Reform Party | |
---|---|
Leaders | Lorrin A. Thurston Sanford B. Dole |
Founded | 1840 |
Dissolved | 1902 |
Merged into | Hawaii Republican Party |
Headquarters | Honolulu |
Ideology | Americanization Annexationism Republicanism American republicanism |
Religion | Protestantism |
National affiliation | Republican Party (United States) (after 1898) |
International affiliation | Republican Party (United States) (before 1898) |
The Reform Party, also referred to as "the Missionary Party", or the "Down-Town Party",[1][2] was a political party in the Kingdom of Hawaii. It was founded by descendants of Protestant missionaries that came to Hawaii from New England. Following the Annexation of Hawaii in 1898, and the creation of the Hawaii Territory in 1900, the party was largely supplanted by the Hawaii Republican Party.
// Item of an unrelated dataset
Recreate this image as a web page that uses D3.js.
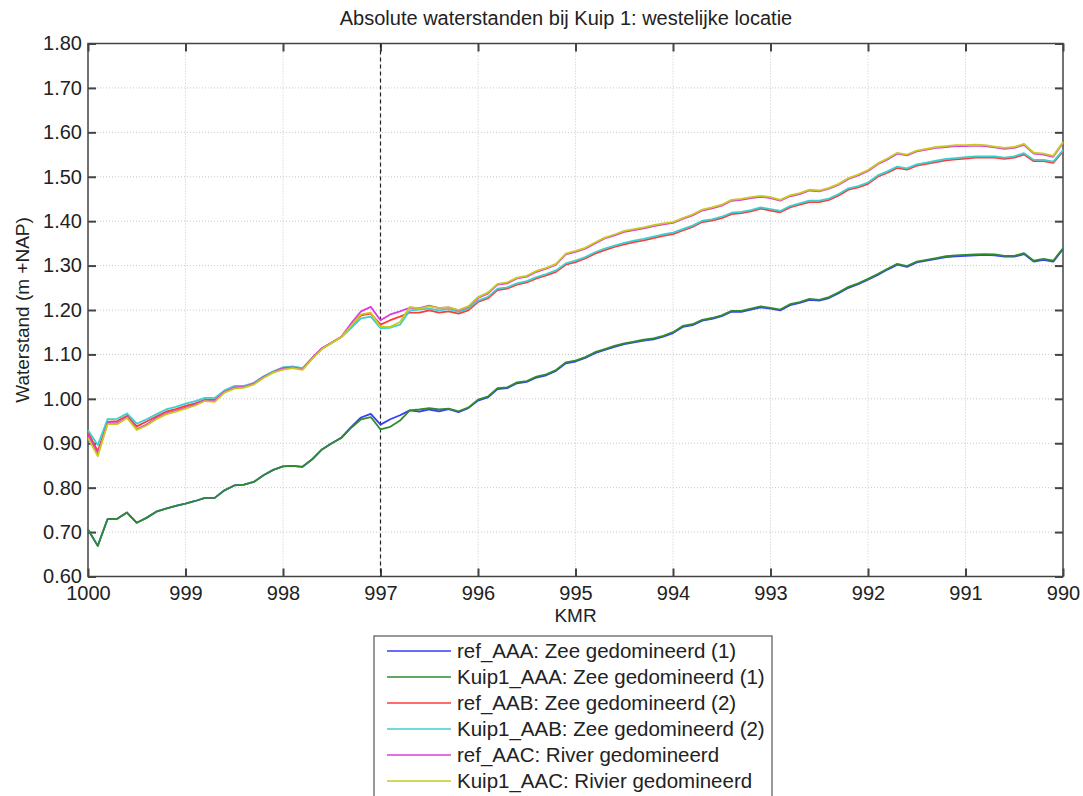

In 1902, The Reform Party ceased to exist and completely merged into the Republican Party. In 1912, the Republicans merged with the pro-Native Hawaiian Home Rule Party (which had been formed in 1900, following the organization of the Hawaii Territory with the Organic Act, and led by Prince Kuhio and Robert Wilcox) to form the Hawaii Republican Party in its modern composition. The fused Republican Party would lead the so-called "Haole-Hawaiian Alliance," with uninterrupted Legislative majorities until Democrats took control of the Legislature in 1954.